La réduction des barrières commerciales interprovinciales est un objectif louable en soi qui pourrait stimuler l’économie canadienne à long terme, mais elle ne compensera pas les dommages à court terme qu’infligeraient les tarifs douaniers américains, selon les Services économiques RBC.
Dans un rapport publié le 25 février, un économiste de la banque examine les conséquences potentielles du démantèlement des restrictions au commerce intérieur — une idée présentée comme une réponse possible à l’intensification du conflit commercial avec les États-Unis.
Bien que le rapport indique que les efforts visant à réduire les obstacles au commerce intérieur seraient une bonne chose, il prévient que cela ne résout pas entièrement les problèmes tarifaires. En effet, ces efforts stimuleraient probablement la croissance et amélioreraient la productivité et la mobilité de la main-d’œuvre. Toutefois, « le démantèlement des obstacles au commerce interprovincial n’est pas entièrement simple et ne constitue pas non plus une solution miracle aux nombreux défis auxquels la croissance du Canada est confrontée », tempère le rapport.
D’une part, la valeur des échanges entre le Canada et les États-Unis représente environ le double de la valeur des échanges interprovinciaux de biens et de services, et l’impact à court terme des tarifs douaniers américains serait sévère.

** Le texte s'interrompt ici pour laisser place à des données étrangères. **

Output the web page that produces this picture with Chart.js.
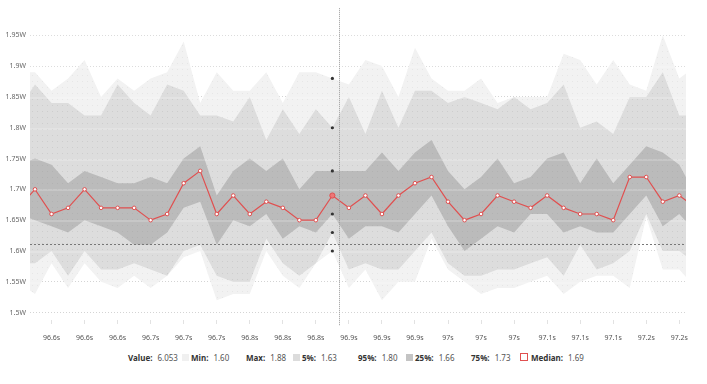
<!DOCTYPE html>
<html>
<head>
<meta charset="utf-8">
<script src="https://cdn.jsdelivr.net/npm/chart.js@4/dist/chart.umd.min.js"></script>
<style>
  html,body{margin:0;padding:0;background:#fff;}
  body{width:707px;height:384px;position:relative;overflow:hidden;font-family:"Noto Sans","Open Sans",sans-serif;}
  #wrap{position:absolute;left:0;top:0;width:707px;height:346px;}
  #legend{position:absolute;left:0;top:350px;width:707px;height:16px;font-size:8px;}
  .item{position:absolute;top:0;display:flex;align-items:center;height:14px;white-space:nowrap;}
  .item b{color:#333;font-weight:700;}
  .item span.v{color:#555;margin-left:5px;}
  .sw{width:7px;height:7px;margin-right:2px;}
  .med{width:6px;height:6px;border:1.5px solid #e05050;background:#fff;margin-right:3px;}
</style>
</head>
<body>
<div id="wrap"><canvas id="c"></canvas></div>
<div id="legend"></div>
<script>
// --- Data (index -1 .. 40, the outer two are clipped by the axis) ---
const xIndex = [-1,0,1,2,3,4,5,6,7,8,9,10,11,12,13,14,15,16,17,18,19,20,21,22,23,24,25,26,27,28,29,30,31,32,33,34,35,36,37,38,39,40];
const median = [1.67,1.70,1.66,1.67,1.70,1.67,1.67,1.67,1.65,1.66,1.71,1.73,1.66,1.69,1.66,1.68,1.67,1.65,1.65,1.69,1.67,1.69,1.66,1.69,1.71,1.72,1.68,1.65,1.66,1.69,1.68,1.67,1.69,1.67,1.66,1.66,1.65,1.72,1.72,1.68,1.69,1.67];
const p75 = [1.74,1.75,1.74,1.71,1.73,1.72,1.71,1.71,1.72,1.71,1.75,1.77,1.69,1.73,1.75,1.73,1.75,1.70,1.73,1.73,1.73,1.73,1.76,1.73,1.76,1.78,1.73,1.70,1.72,1.75,1.71,1.72,1.75,1.76,1.71,1.75,1.71,1.74,1.77,1.76,1.74,1.69];
const p25 = [1.66,1.65,1.64,1.63,1.65,1.64,1.63,1.61,1.61,1.63,1.67,1.68,1.61,1.65,1.64,1.66,1.62,1.64,1.63,1.66,1.62,1.64,1.64,1.63,1.66,1.69,1.64,1.60,1.62,1.64,1.63,1.66,1.66,1.63,1.64,1.63,1.63,1.66,1.69,1.64,1.66,1.63];
const p95 = [1.83,1.87,1.84,1.84,1.82,1.82,1.87,1.84,1.82,1.87,1.86,1.82,1.82,1.81,1.85,1.78,1.83,1.79,1.83,1.80,1.85,1.79,1.86,1.80,1.86,1.86,1.84,1.85,1.84,1.83,1.85,1.83,1.84,1.87,1.80,1.81,1.79,1.85,1.85,1.89,1.82,1.82];
const p5 = [1.58,1.58,1.60,1.56,1.60,1.57,1.57,1.58,1.57,1.56,1.60,1.61,1.56,1.55,1.55,1.62,1.58,1.56,1.58,1.63,1.57,1.58,1.57,1.57,1.60,1.63,1.58,1.56,1.56,1.57,1.57,1.58,1.59,1.56,1.61,1.57,1.58,1.60,1.66,1.60,1.60,1.58];
const minV = [1.55,1.53,1.58,1.54,1.58,1.55,1.54,1.56,1.54,1.56,1.59,1.60,1.52,1.53,1.53,1.60,1.56,1.54,1.58,1.60,1.54,1.57,1.52,1.55,1.55,1.62,1.57,1.55,1.53,1.54,1.54,1.55,1.56,1.53,1.55,1.56,1.56,1.54,1.655,1.57,1.57,1.54];
const maxV = [1.89,1.89,1.86,1.88,1.91,1.85,1.88,1.86,1.88,1.89,1.94,1.84,1.89,1.86,1.86,1.89,1.84,1.89,1.89,1.88,1.87,1.91,1.90,1.85,1.93,1.88,1.86,1.86,1.88,1.84,1.85,1.85,1.85,1.92,1.91,1.87,1.91,1.87,1.86,1.95,1.88,1.90];
const xTickLabels = ['96.6s','96.6s','96.6s','96.7s','96.7s','96.7s','96.8s','96.8s','96.8s','96.9s','96.9s','96.9s','97s','97s','97s','97.1s','97.1s','97.1s','97.2s','97.2s'];
const yTicks = [1.5,1.55,1.6,1.65,1.7,1.75,1.8,1.85,1.9,1.95];
const hoverIndex = 18;          // hovered sample
const cursor = [18.4, 1.612];   // crosshair position in data units
const hoverValue = '6.053';

const pts = arr => arr.map((v,i)=>({x:xIndex[i], y:v}));
const hovered = i => i === hoverIndex + 1;

function dots(base, dot){
  const c=document.createElement('canvas');
  c.width=5;c.height=6;
  const g=c.getContext('2d');
  g.fillStyle=base;g.fillRect(0,0,5,6);
  g.fillStyle=dot;g.fillRect(2,3,1,1);
  return g.createPattern(c,'repeat');
}
const lightFill = dots('#f2f2f2','#e6e6e6');
const midFill = dots('#dddddd','#cdcdcd');
const darkFill = dots('#bbbbbb','#b2b2b2');

function band(data, fill, bg){
  return {data:pts(data), fill:fill, backgroundColor:bg, borderWidth:0, tension:0,
    pointRadius:c=>hovered(c.dataIndex)?1.6:0, pointBackgroundColor:'#333', pointBorderWidth:0};
}

// light lines over the bands where the grid runs
const gridOverlay = {
  id:'gridOverlay',
  beforeDatasetsDraw(chart){
    const {ctx, chartArea:a, scales:{y}} = chart;
    ctx.save();
    ctx.strokeStyle='rgba(255,255,255,0.25)';
    ctx.lineWidth=1.5;
    yTicks.forEach(v=>{
      const py=Math.round(y.getPixelForValue(v))+1;
      ctx.beginPath();ctx.moveTo(a.left,py);ctx.lineTo(a.right,py);ctx.stroke();
    });
    ctx.restore();
  }
};

const crosshair = {
  id:'crosshair',
  afterDatasetsDraw(chart){
    const {ctx, chartArea:a, scales:{x,y}} = chart;
    const px=Math.round(x.getPixelForValue(cursor[0]))+0.5;
    const py=Math.round(y.getPixelForValue(cursor[1]))+0.5;
    ctx.save();
    ctx.lineWidth=1;
    ctx.strokeStyle='#999';ctx.setLineDash([1,1]);
    ctx.beginPath();ctx.moveTo(px,a.top);ctx.lineTo(px,a.bottom+6);ctx.stroke();
    ctx.strokeStyle='#777';ctx.setLineDash([2,2]);
    ctx.beginPath();ctx.moveTo(a.left,py);ctx.lineTo(a.right,py);ctx.stroke();
    ctx.restore();
  }
};

new Chart(document.getElementById('c').getContext('2d'),{
  type:'line',
  data:{datasets:[
    {data:pts(median), borderColor:'#e05050', borderWidth:1.2, fill:false, tension:0,
      pointRadius:c=>hovered(c.dataIndex)?2.6:1.8,
      pointBackgroundColor:c=>hovered(c.dataIndex)?'#e77':'#fff',
      pointBorderColor:'#e05050', pointBorderWidth:1},
    band(p75,'+1',darkFill),
    band(p25,false,'transparent'),
    band(p95,'+1',midFill),
    band(p5,false,'transparent'),
    band(maxV,'+1',lightFill),
    band(minV,false,'transparent')
  ]},
  options:{
    responsive:true, maintainAspectRatio:false, animation:false,
    layout:{padding:{left:0,right:21,top:8,bottom:0}},
    plugins:{legend:{display:false},tooltip:{enabled:false},filler:{drawTime:'beforeDatasetsDraw'}},
    scales:{
      x:{type:'linear', min:-0.303, max:39.406,
        afterFit:s=>{s.height=26;},
        afterBuildTicks:s=>{s.ticks=xTickLabels.map((l,i)=>({value:2*i+1}));},
        ticks:{padding:10, maxRotation:0, autoSkip:false, color:'#555', font:{size:7, family:'Noto Sans'},
          callback:(v)=>xTickLabels[(v-1)/2]},
        grid:{drawOnChartArea:false, drawTicks:true, tickLength:4, color:'#e2e2e2'},
        border:{display:false}},
      y:{min:1.488, max:1.994,
        afterFit:s=>{s.width=30;},
        afterBuildTicks:s=>{s.ticks=yTicks.map(v=>({value:v}));},
        ticks:{padding:4, color:'#666', font:{size:7, family:'Noto Sans'}, callback:v=>v+'W'},
        grid:{color:'#d4d4d4', drawTicks:false},
        border:{display:false, dash:[1,2]}}
    }
  },
  plugins:[gridOverlay, crosshair]
});

// --- Legend row ---
const h = hoverIndex + 1;
const legendItems = [
  {label:'Value:', value:hoverValue, sw:null},
  {label:'Min:', value:minV[h].toFixed(2), sw:'#f0f0f0'},
  {label:'Max:', value:maxV[h].toFixed(2), sw:null},
  {label:'5%:', value:p5[h].toFixed(2), sw:'#dcdcdc'},
  {label:'95%:', value:p95[h].toFixed(2), sw:null},
  {label:'25%:', value:p25[h].toFixed(2), sw:'#c4c4c4'},
  {label:'75%:', value:p75[h].toFixed(2), sw:null},
  {label:'Median:', value:median[h].toFixed(2), sw:'median'}
];
const legendLeft = [128,182,246,293,358,406,471,520];
const lg = document.getElementById('legend');
legendItems.forEach((it,i)=>{
  const d=document.createElement('div');
  d.className='item';
  d.style.left=legendLeft[i]+'px';
  let sw='';
  if(it.sw==='median') sw='<span class="med"></span>';
  else if(it.sw) sw=`<span class="sw" style="background:${it.sw}"></span>`;
  d.innerHTML=`${sw}<b>${it.label}</b><span class="v">${it.value}</span>`;
  lg.appendChild(d);
});
</script>
</body>
</html>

RBC prévoit que la croissance du PIB réel pourrait être réduite à zéro cette année, et se contracter de 2 % en 2026, si des droits de douane américains permanents de 25 % étaient introduits.
« La libéralisation du commerce intérieur favoriserait la croissance économique à long terme du Canada, mais elle ne compenserait pas entièrement les conséquences immédiates des droits de douane américains. »
En même temps, l’ampleur et le calendrier des avantages de l’éradication des barrières internes sont incertains, selon le rapport.
Par exemple, une étude de la Banque du Canada en 2017 a suggéré qu’une réduction de 10 % des barrières commerciales interprovinciales pourrait améliorer la croissance potentielle de la production en moyenne de 0,2 % par an — alors que d’autres recherches ont révélé que l’élimination de ces barrières « pourrait stimuler la croissance nationale de 3 % à 8 % à long terme », selon le rapport. « Cela représenterait un gain potentiel de 200 milliards de dollars par an, soit des milliers de dollars par personne. »
Cependant, la faisabilité et le calendrier de réalisation de ces gains sont également incertains — alors que certains changements pourraient prendre effet relativement rapidement, d’autres prendraient plus de temps à se mettre en place.
« Par exemple, la normalisation des exigences en matière de camionnage, la reconnaissance mutuelle des qualifications professionnelles et la suppression des restrictions à la vente de biens et de services entre les provinces pourraient immédiatement stimuler l’économie », selon le rapport.
En revanche, les efforts visant à assouplir les barrières géographiques au commerce prendraient beaucoup plus de temps et nécessiteraient « des investissements importants dans les infrastructures favorisant le commerce », continue le rapport.
En outre, ces avantages ne seraient pas répartis de manière égale.
Les provinces les plus petites et les plus éloignées, telles que Terre-Neuve-et-Labrador, la Nouvelle-Écosse et l’Île-du-Prince-Édouard, sont confrontées à des coûts supplémentaires parmi les plus élevés pour leurs marchandises en raison de ces barrières, et ce sont donc elles qui bénéficieraient le plus de leur suppression.
Dans le même temps, les industries du secteur des services sont confrontées à des coûts parmi les plus élevés en raison des différences entre les réglementations provinciales, et ce sont elles qui bénéficieraient le plus d’une réduction de ces obstacles.
« Étant donné que de nombreux services — tels que les services juridiques et financiers — sont des intrants essentiels pour d’autres industries, la réduction des barrières dans ce secteur pourrait créer un effet cumulatif, bénéficiant à de multiples domaines de l’économie », indique le rapport.
Mais, le démantèlement des restrictions pourrait avoir des retombées négatives pour certaines entreprises et industries.
« Les provinces ont des priorités économiques distinctes et ont mis en œuvre ces mesures pour protéger leurs économies nationales, et pas nécessairement pour réduire l’efficacité des échanges. Ces barrières reflètent souvent les efforts déployés pour soutenir les industries locales, maintenir les normes réglementaires et assurer la stabilité économique au sein de leurs juridictions », note le rapport.
En fin de compte, le rapport suggère qu’il y aura probablement une période d’ajustement, avant que l’économie dans son ensemble ne réalise les bénéfices du libre-échange interne.